Florasis’s recent expansion into Tokyo’s prestigious Ginza district exemplifies this strategic approach. By highlighting its rich cultural heritage alongside an astute understanding of Japanese culture, Florasis successfully resonated with local consumers, demonstrating how powerful storytelling and cultural sensitivity can significantly enhance brand appeal internationally.

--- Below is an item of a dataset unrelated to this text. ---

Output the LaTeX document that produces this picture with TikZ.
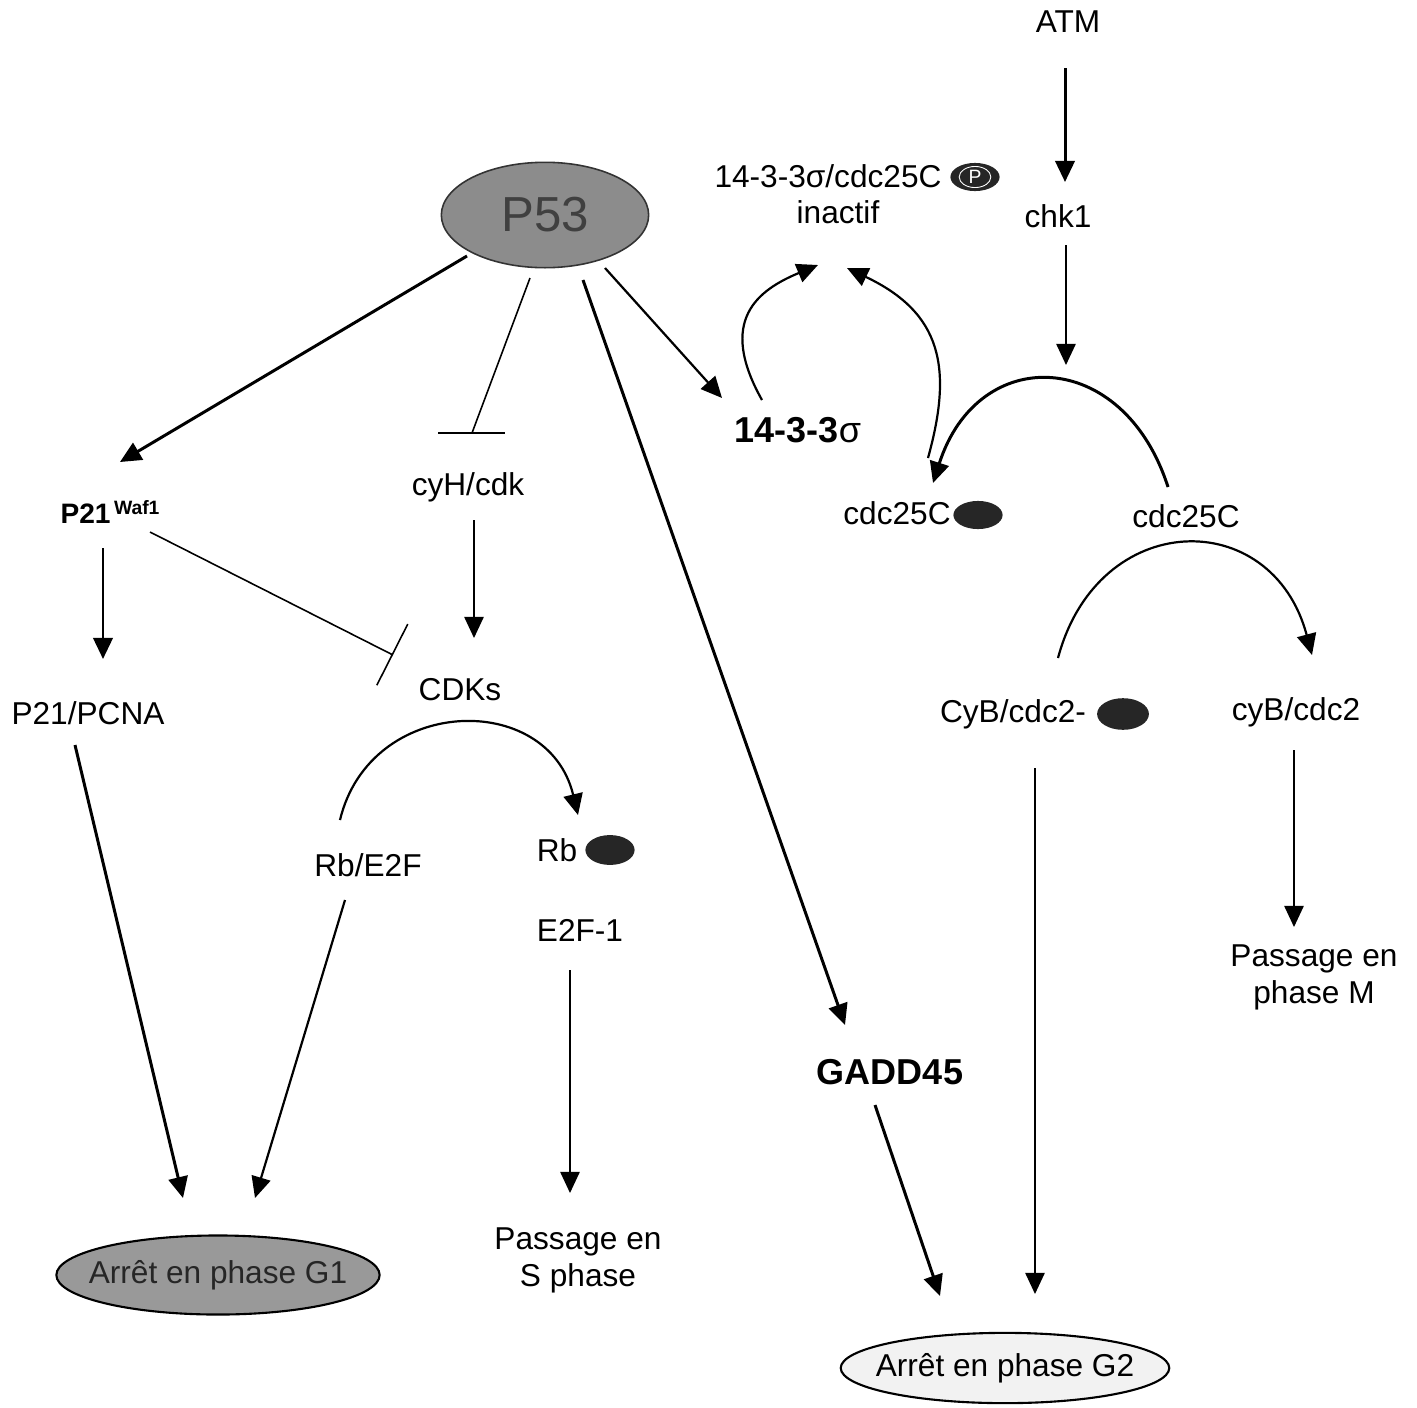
\documentclass[tikz,border=0pt]{standalone}
\usepackage{fontspec}
\setmainfont{Liberation Sans}
\usetikzlibrary{calc,arrows.meta,shapes.geometric}

\begin{document}
\begin{tikzpicture}[x=0.02cm,y=-0.02cm,line width=0.9pt,>={Triangle[length=12pt,width=11pt]},
  lbl/.style={inner sep=1pt,font=\fontsize{18}{21}\selectfont},
  blbl/.style={inner sep=1pt,font=\fontsize{20.5}{24}\selectfont\bfseries},
  phos/.style={ellipse,fill=black!85,inner sep=0pt,minimum width=28pt,minimum height=16pt},
  phase/.style={ellipse,draw,line width=1.2pt,inner sep=0pt},
  thickline/.style={line width=1.7pt},
  midline/.style={line width=1.25pt},
  inh/.style={-{Bar[width=39pt]}}]
  \useasboundingbox (0,0) rectangle (1417,1407);
  % top right: ATM / chk1 / cdc25C
  \node[lbl] (atm) at (1068,22) {ATM};
  \node[lbl] (cplx) at (828,176) {14-3-3σ/cdc25C};
  \node[phos] (phA) at (975,177) {};
  \draw[white,line width=0.5pt] (phA) circle[x radius=9pt,y radius=6pt];
  \node[white,inner sep=0pt,font=\fontsize{11}{11}\selectfont] at (phA) {P};
  \node[lbl] (inact) at (838,212) {inactif};
  \node[lbl] (chk) at (1058,216) {chk1};
  \node[ellipse,draw=black!80,fill=black!45,minimum width=118pt,minimum height=60pt,
        font=\fontsize{28}{30}\selectfont,text=black!75] (p53) at (545,215) {P53};
  \node[blbl] (s1433) at (798,430) {14-3-3\textmd{σ}};
  \node[lbl] (cdcP) at (897,513) {cdc25C};
  \node[phos] (phB) at (978,515) {};
  \node[lbl] (cdc) at (1186,516) {cdc25C};
  \node[lbl] (cyBP) at (1013,714) {CyB/cdc2-};
  \node[phos,minimum width=29.5pt,minimum height=18pt] (phC) at (1123,714) {};
  \node[lbl] (cyB) at (1296,712) {cyB/cdc2};
  \node[lbl,align=center] (passM) at (1314,977) {Passage en\\phase M};
  \node[blbl] (gadd) at (890,1072) {GADD45};
  \node[phase,fill=black!5,minimum width=187pt,minimum height=40pt,
        label={[font=\fontsize{18}{21}\selectfont]center:Arrêt en phase G2}] (g2) at (1005,1368) {};
  % left part
  \node[lbl] (cyh) at (468,487) {cyH/cdk};
  \node[inner sep=1pt,font=\fontsize{16}{19}\selectfont\bfseries] (p21) at (110,512)
        {P21\hspace{2pt}\raisebox{5pt}{\fontsize{11}{13}\selectfont Waf1}};
  \node[lbl] (cdks) at (460,690) {CDKs};
  \node[lbl] (pcna) at (88,713) {P21/PCNA};
  \node[lbl] (rbe2f) at (368,865) {Rb/E2F};
  \node[lbl] (rb) at (557,850) {Rb};
  \node[phos,minimum height=17pt] (phD) at (610,850) {};
  \node[lbl] (e2f) at (580,930) {E2F-1};
  \node[lbl,align=center] (passS) at (578,1260) {Passage en\\S phase};
  \node[phase,fill=black!40,minimum width=184pt,minimum height=45pt,
        label={[font=\fontsize{18}{21}\selectfont,text=black!85]center:Arrêt en phase G1}] (g1) at (218,1275) {};
  % connectors
  \draw[thickline,->] ($(atm)+(-3,46)$) -- ($(chk)+(7,-34)$);
  \draw[->] ($(chk)+(8,29)$) -- ($(chk)+(8,149)$);
  \draw[thickline,->] ($(p53)+(-78,41)$) -- ($(p21)+(10,-50)$);
  \draw ($(p53)+(-15,63)$) -- ($(cyh)+(4,-54)$);
  \draw ($(cyh)+(-30,-54)$) -- ($(cyh)+(37,-54)$);
  \draw[thickline,->] ($(p53)+(38,65)$) -- ($(gadd)+(-45,-47)$);
  \draw[midline,->] ($(p53)+(60,53)$) -- ($(s1433)+(-76,-32)$);
  \draw[midline,->] ($(s1433)+(-36,-30)$) .. controls +(-45,-80) and +(-60,25) .. ($(inact)+(-20,53)$);
  \draw[midline,->] ($(cdcP)+(31,-55)$) .. controls +(25,-90) and +(95,45) .. ($(inact)+(9,56)$);
  \draw[thickline,->] ($(cdc)+(-18,-29)$) .. controls +(-45,-140) and +(45,-140) .. ($(cdcP)+(36,-30)$);
  \draw[midline,->] ($(cyBP)+(45,-56)$) .. controls +(40,-150) and +(-40,-150) .. ($(cyB)+(16,-57)$);
  \draw[->] ($(cyB)+(-2,38)$) -- ($(passM)+(-20,-50)$);
  \draw[->] ($(cyBP)+(22,54)$) -- ($(g2)+(30,-74)$);
  \draw[thickline,->] ($(gadd)+(-15,33)$) -- ($(g2)+(-65,-72)$);
  \draw[->] ($(cyh)+(6,33)$) -- ($(cdks)+(14,-52)$);
  \draw[thickline,->] ($(p21)+(-7,36)$) -- ($(pcna)+(15,-54)$);
  \draw[inh] ($(p21)+(40,20)$) -- ($(cdks)+(-67,-35)$);
  \draw[midline,->] ($(rbe2f)+(-28,-45)$) .. controls +(30,-125) and +(-30,-125) .. ($(rb)+(21,-35)$);
  \draw[->] ($(e2f)+(-10,40)$) -- ($(passS)+(-8,-67)$);
  \draw[thickline,->] ($(pcna)+(-13,32)$) -- ($(g1)+(-35,-77)$);
  \draw[midline,->] ($(rbe2f)+(-23,35)$) -- ($(g1)+(37,-77)$);
\end{tikzpicture}
\end{document}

Accelerating Globalization through Investment, Acquisitions, and Strategic Partnerships
To rapidly build global footprints, C-Beauty brands should explore aggressive investment strategies including mergers, acquisitions, and strategic partnerships. Acquiring established brands or production capabilities in key overseas markets can expedite market penetration by instantly providing credibility, infrastructure, and consumer trust. Investments and strategic partnerships with local entities reduce regulatory barriers and facilitate smoother market integration. Constructing a global brand matrix through strategic financial operations positions Chinese brands as legitimate and competitive global players.
The acquisition of RéVive, an American luxury skincare brand, by SYoung Group last October is an illustrative example. This strategic move has quickly elevated SYoung’s global profile, enhancing market credibility and consumer trust. Such investment and acquisition activities will allow companies like SYoung to find synergy across the portfolio brands and leverage the distribution channels and local knowledge in different regional markets outside China.
The recent escalation in the US-China trade war should act as a catalyst for C-Beauty’s strategic transformation. By shifting toward high-value brand building, diversified global supply chains, powerful cultural storytelling, and aggressive investment-led global expansion, Chinese beauty brands can transcend current challenges, turning geopolitical turbulence into an opportunity for profound industry growth.